== EXERCISE PROMPT ==
Only the lines from the start of the data through the line containing "0.701, 0.712, 0.722];" should be written out, exactly as they are, with both ends included and the pictures left out.

== SOURCE DATA ==

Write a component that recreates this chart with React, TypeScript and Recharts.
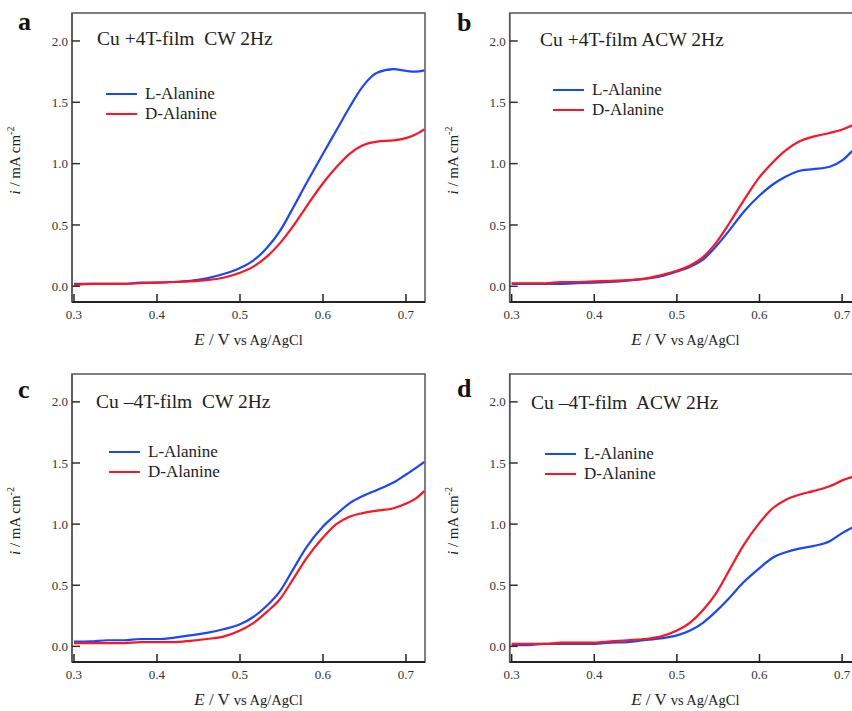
import React from 'react';
import { LineChart, Line, XAxis, YAxis, ReferenceArea, Legend, Customized } from 'recharts';

// ---------- data ----------
const potential = [0.300, 0.320, 0.340, 0.360, 0.380, 0.400, 0.420, 0.440, 0.460, 0.480, 0.500, 0.516, 0.532, 0.548, 0.564, 0.580, 0.600, 0.616, 0.632, 0.648, 0.665, 0.685, 0.701, 0.712, 0.722];

const aL = [0.02, 0.02, 0.02, 0.02, 0.03, 0.03, 0.035, 0.045, 0.065, 0.10, 0.15, 0.21, 0.31, 0.45, 0.64, 0.84, 1.08, 1.27, 1.46, 1.63, 1.74, 1.77, 1.755, 1.75, 1.76];
const aD = [0.01, 0.02, 0.02, 0.02, 0.025, 0.03, 0.035, 0.04, 0.05, 0.07, 0.11, 0.16, 0.24, 0.35, 0.49, 0.65, 0.84, 0.97, 1.08, 1.15, 1.18, 1.19, 1.21, 1.24, 1.28];

const bL = [0.02, 0.02, 0.02, 0.02, 0.025, 0.03, 0.035, 0.045, 0.06, 0.08, 0.12, 0.16, 0.22, 0.33, 0.46, 0.60, 0.74, 0.83, 0.895, 0.94, 0.955, 0.975, 1.03, 1.10, 1.15];
const bD = [0.025, 0.025, 0.025, 0.035, 0.035, 0.04, 0.045, 0.05, 0.06, 0.09, 0.127, 0.17, 0.24, 0.36, 0.52, 0.69, 0.89, 1.01, 1.11, 1.18, 1.22, 1.25, 1.28, 1.31, 1.33];

const cL = [0.038, 0.04, 0.05, 0.05, 0.06, 0.06, 0.07, 0.09, 0.11, 0.14, 0.18, 0.24, 0.33, 0.45, 0.63, 0.81, 0.98, 1.08, 1.17, 1.23, 1.28, 1.34, 1.41, 1.46, 1.51];
const cD = [0.027, 0.027, 0.027, 0.027, 0.035, 0.035, 0.035, 0.045, 0.06, 0.08, 0.13, 0.19, 0.28, 0.385, 0.55, 0.72, 0.89, 1.00, 1.06, 1.09, 1.11, 1.13, 1.17, 1.21, 1.27];

const dL = [0.01, 0.01, 0.02, 0.02, 0.02, 0.02, 0.03, 0.035, 0.05, 0.065, 0.09, 0.13, 0.195, 0.29, 0.40, 0.52, 0.64, 0.725, 0.77, 0.80, 0.82, 0.86, 0.93, 0.97, 1.01];
const dD = [0.02, 0.02, 0.02, 0.03, 0.03, 0.03, 0.04, 0.05, 0.06, 0.08, 0.13, 0.195, 0.30, 0.44, 0.63, 0.82, 1.01, 1.13, 1.20, 1.24, 1.27, 1.31, 1.36, 1.385, 1.41];

const xTicks = [0.3, 0.4, 0.5, 0.6, 0.7];
const yTicks = [0.0, 0.5, 1.0, 1.5, 2.0];
const seriesNames = ['L-Alanine', 'D-Alanine'];
const panelLetters = ['a', 'b', 'c', 'd'];
const panelTitles = ['Cu +4T-film  CW 2Hz', 'Cu +4T-film ACW 2Hz', 'Cu \u20134T-film  CW 2Hz', 'Cu \u20134T-film  ACW 2Hz'];

// ---------- style ----------
const SERIF = '"Liberation Serif", "Times New Roman", serif';
const BLUE = '#1a46ff';
const RED = '#ff1424';
const X_DOMAIN: [number, number] = [0.2976, 0.7229];
const Y_DOMAIN: [number, number] = [-0.128, 2.228];

const XLabel = (props: any) => {
  const vb = props.viewBox || {};
  const cx = vb.x + vb.width / 2;
  const y = vb.y + 43;
  return (
    <text x={cx} y={y} textAnchor="middle" fontFamily={SERIF} fill="#222">
      <tspan fontSize={17} fontStyle="italic">E</tspan>
      <tspan fontSize={17}>{' / V '}</tspan>
      <tspan fontSize={14.5}>vs Ag/AgCl</tspan>
    </text>
  );
};

const YLabel = (props: any) => {
  const vb = props.viewBox || {};
  const cx = vb.x + vb.width - 52;
  const cy = vb.y + vb.height / 2 + 3;
  return (
    <text x={cx} y={cy} textAnchor="middle" fontFamily={SERIF} fill="#222" transform={`rotate(-90, ${cx}, ${cy})`}>
      <tspan fontSize={15} fontStyle="italic">i</tspan>
      <tspan fontSize={15}>{' / mA cm'}</tspan>
      <tspan fontSize={10} dy={-6}>-2</tspan>
    </text>
  );
};

type PanelProps = {
  left: number; top: number; width: number; marginLeft: number; marginTop: number;
  letter: string; title: string; L: number[]; D: number[];
  letterPos: [number, number]; titlePos: [number, number]; legendPos: [number, number];
};

function Panel(p: PanelProps) {
  const data = potential.map((e, i) => ({ E: e, L: p.L[i], D: p.D[i] }));
  const legendContent = () => (
    <div style={{ fontFamily: SERIF, fontSize: 17, color: '#222' }}>
      {[BLUE, RED].map((c, i) => (
        <div key={i} style={{ display: 'flex', alignItems: 'center', height: 20, whiteSpace: 'nowrap' }}>
          <span style={{ display: 'inline-block', width: 31, height: 2, background: c, marginRight: 8 }} />
          <span style={{ lineHeight: '20px' }}>{seriesNames[i]}</span>
        </div>
      ))}
    </div>
  );
  return (
    <div style={{ position: 'absolute', left: p.left, top: p.top, width: p.width, height: 360 }}>
      <LineChart width={p.width} height={360} data={data}
        margin={{ top: p.marginTop, right: 5, left: p.marginLeft, bottom: 28 }}>
        <ReferenceArea x1={X_DOMAIN[0]} x2={X_DOMAIN[1]} y1={Y_DOMAIN[0]} y2={Y_DOMAIN[1]}
          fill="none" stroke="#555" strokeWidth={1.5} ifOverflow="visible" />
        <XAxis dataKey="E" type="number" domain={X_DOMAIN} ticks={xTicks} allowDataOverflow interval={0}
          tickFormatter={(v: number) => v.toFixed(1)} tickSize={-8} tickMargin={16} height={30}
          axisLine={{ stroke: '#222', strokeWidth: 2 }} tickLine={{ stroke: '#222', strokeWidth: 1.5 }}
          tick={{ fontSize: 13, fill: '#333', fontFamily: SERIF }}
          label={{ content: XLabel }} />
        <YAxis type="number" domain={Y_DOMAIN} ticks={yTicks} allowDataOverflow interval={0}
          tickFormatter={(v: number) => v.toFixed(1)} tickSize={-8} tickMargin={12} width={60}
          axisLine={{ stroke: '#555', strokeWidth: 1.5 }} tickLine={{ stroke: '#333', strokeWidth: 1.5 }}
          tick={{ fontSize: 13, fill: '#333', fontFamily: SERIF }}
          label={{ content: YLabel }} />
        <Line dataKey="L" name={seriesNames[0]} type="monotone" stroke={BLUE} strokeWidth={2.2} dot={false} isAnimationActive={false} />
        <Line dataKey="D" name={seriesNames[1]} type="monotone" stroke={RED} strokeWidth={2.2} dot={false} isAnimationActive={false} />
        <Legend layout="horizontal" verticalAlign="middle" align="center" content={legendContent}
          wrapperStyle={{ left: p.legendPos[0], top: p.legendPos[1], width: 'auto', height: 'auto' }} />
        <Customized component={() => (
          <g>
            <text x={p.letterPos[0]} y={p.letterPos[1]} fontFamily={SERIF} fontWeight="bold" fontSize={26} fill="#111">{p.letter}</text>
            <text x={p.titlePos[0]} y={p.titlePos[1]} fontFamily={SERIF} fontSize={19.5} fill="#222" style={{ whiteSpace: 'pre' }}>{p.title}</text>
          </g>
        )} />
      </LineChart>
    </div>
  );
}

export default function App() {
  return (
    <div style={{ position: 'absolute', left: 0, top: 0, width: 852, height: 711, overflow: 'hidden', background: '#fff' }}>
      <Panel left={0} top={0} width={430} marginLeft={12} marginTop={13} letter={panelLetters[0]} title={panelTitles[0]}
        L={aL} D={aD} letterPos={[18, 30]} titlePos={[97, 45]} legendPos={[106, 84]} />
      <Panel left={430} top={0} width={436} marginLeft={19.7} marginTop={13} letter={panelLetters[1]} title={panelTitles[1]}
        L={bL} D={bD} letterPos={[27, 31]} titlePos={[110, 46]} legendPos={[123, 80]} />
      <Panel left={0} top={360} width={430} marginLeft={12} marginTop={14} letter={panelLetters[2]} title={panelTitles[2]}
        L={cL} D={cD} letterPos={[18, 38]} titlePos={[96, 48]} legendPos={[109, 82]} />
      <Panel left={430} top={360} width={436} marginLeft={19.7} marginTop={14} letter={panelLetters[3]} title={panelTitles[3]}
        L={dL} D={dD} letterPos={[27, 37]} titlePos={[101, 49]} legendPos={[115, 84]} />
    </div>
  );
}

== REPLY TO THE TASK ==
Write a component that recreates this chart with React, TypeScript and Recharts.
import React from 'react';
import { LineChart, Line, XAxis, YAxis, ReferenceArea, Legend, Customized } from 'recharts';

// ---------- data ----------
const potential = [0.300, 0.320, 0.340, 0.360, 0.380, 0.400, 0.420, 0.440, 0.460, 0.480, 0.500, 0.516, 0.532, 0.548, 0.564, 0.580, 0.600, 0.616, 0.632, 0.648, 0.665, 0.685, 0.701, 0.712, 0.722];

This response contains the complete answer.